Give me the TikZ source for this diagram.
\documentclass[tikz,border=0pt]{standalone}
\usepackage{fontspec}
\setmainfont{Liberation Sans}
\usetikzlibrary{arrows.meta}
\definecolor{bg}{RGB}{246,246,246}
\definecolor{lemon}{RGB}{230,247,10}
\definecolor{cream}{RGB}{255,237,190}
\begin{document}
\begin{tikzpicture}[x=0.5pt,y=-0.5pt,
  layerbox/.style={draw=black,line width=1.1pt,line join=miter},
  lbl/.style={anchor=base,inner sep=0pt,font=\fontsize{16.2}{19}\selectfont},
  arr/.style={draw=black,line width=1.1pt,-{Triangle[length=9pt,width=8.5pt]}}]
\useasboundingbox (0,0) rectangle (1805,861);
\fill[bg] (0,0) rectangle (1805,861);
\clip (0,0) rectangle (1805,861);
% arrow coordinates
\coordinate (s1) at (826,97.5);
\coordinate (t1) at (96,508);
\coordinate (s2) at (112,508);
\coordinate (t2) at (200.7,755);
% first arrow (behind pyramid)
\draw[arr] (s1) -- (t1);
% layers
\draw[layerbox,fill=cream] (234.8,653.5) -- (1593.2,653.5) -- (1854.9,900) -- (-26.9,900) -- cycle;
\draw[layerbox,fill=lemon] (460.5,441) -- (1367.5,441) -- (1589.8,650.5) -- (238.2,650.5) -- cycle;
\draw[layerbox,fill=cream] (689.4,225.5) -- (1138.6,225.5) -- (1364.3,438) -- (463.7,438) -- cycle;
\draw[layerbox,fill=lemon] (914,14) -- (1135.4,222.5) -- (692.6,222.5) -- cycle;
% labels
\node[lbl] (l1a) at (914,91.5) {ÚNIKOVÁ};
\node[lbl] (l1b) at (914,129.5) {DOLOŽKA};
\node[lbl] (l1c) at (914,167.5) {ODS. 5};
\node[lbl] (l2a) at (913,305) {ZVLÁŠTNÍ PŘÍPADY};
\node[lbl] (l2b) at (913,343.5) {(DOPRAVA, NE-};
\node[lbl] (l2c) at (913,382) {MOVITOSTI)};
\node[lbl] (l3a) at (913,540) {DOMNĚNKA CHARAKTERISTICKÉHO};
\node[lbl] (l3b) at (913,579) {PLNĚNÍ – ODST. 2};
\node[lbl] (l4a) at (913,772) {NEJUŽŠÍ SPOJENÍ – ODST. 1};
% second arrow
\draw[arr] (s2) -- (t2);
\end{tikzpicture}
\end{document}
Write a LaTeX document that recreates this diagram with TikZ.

══════════

*What is required*: Each record must be returned exactly as it is written.

*Answer*:
Give me the TikZ source for this diagram.
\documentclass[tikz,border=0pt]{standalone}
\usepackage{fontspec}
\setmainfont{Liberation Sans}
\usetikzlibrary{arrows.meta}
\definecolor{bg}{RGB}{246,246,246}
\definecolor{lemon}{RGB}{230,247,10}
\definecolor{cream}{RGB}{255,237,190}
\begin{document}
\begin{tikzpicture}[x=0.5pt,y=-0.5pt,
  layerbox/.style={draw=black,line width=1.1pt,line join=miter},
  lbl/.style={anchor=base,inner sep=0pt,font=\fontsize{16.2}{19}\selectfont},
  arr/.style={draw=black,line width=1.1pt,-{Triangle[length=9pt,width=8.5pt]}}]
\useasboundingbox (0,0) rectangle (1805,861);
\fill[bg] (0,0) rectangle (1805,861);
\clip (0,0) rectangle (1805,861);
% arrow coordinates
\coordinate (s1) at (826,97.5);
\coordinate (t1) at (96,508);
\coordinate (s2) at (112,508);
\coordinate (t2) at (200.7,755);
% first arrow (behind pyramid)
\draw[arr] (s1) -- (t1);
% layers
\draw[layerbox,fill=cream] (234.8,653.5) -- (1593.2,653.5) -- (1854.9,900) -- (-26.9,900) -- cycle;
\draw[layerbox,fill=lemon] (460.5,441) -- (1367.5,441) -- (1589.8,650.5) -- (238.2,650.5) -- cycle;
\draw[layerbox,fill=cream] (689.4,225.5) -- (1138.6,225.5) -- (1364.3,438) -- (463.7,438) -- cycle;
\draw[layerbox,fill=lemon] (914,14) -- (1135.4,222.5) -- (692.6,222.5) -- cycle;
% labels
\node[lbl] (l1a) at (914,91.5) {ÚNIKOVÁ};
\node[lbl] (l1b) at (914,129.5) {DOLOŽKA};
\node[lbl] (l1c) at (914,167.5) {ODS. 5};
\node[lbl] (l2a) at (913,305) {ZVLÁŠTNÍ PŘÍPADY};
\node[lbl] (l2b) at (913,343.5) {(DOPRAVA, NE-};
\node[lbl] (l2c) at (913,382) {MOVITOSTI)};
\node[lbl] (l3a) at (913,540) {DOMNĚNKA CHARAKTERISTICKÉHO};
\node[lbl] (l3b) at (913,579) {PLNĚNÍ – ODST. 2};
\node[lbl] (l4a) at (913,772) {NEJUŽŠÍ SPOJENÍ – ODST. 1};
% second arrow
\draw[arr] (s2) -- (t2);
\end{tikzpicture}
\end{document}
Write a LaTeX document that recreates this diagram with TikZ.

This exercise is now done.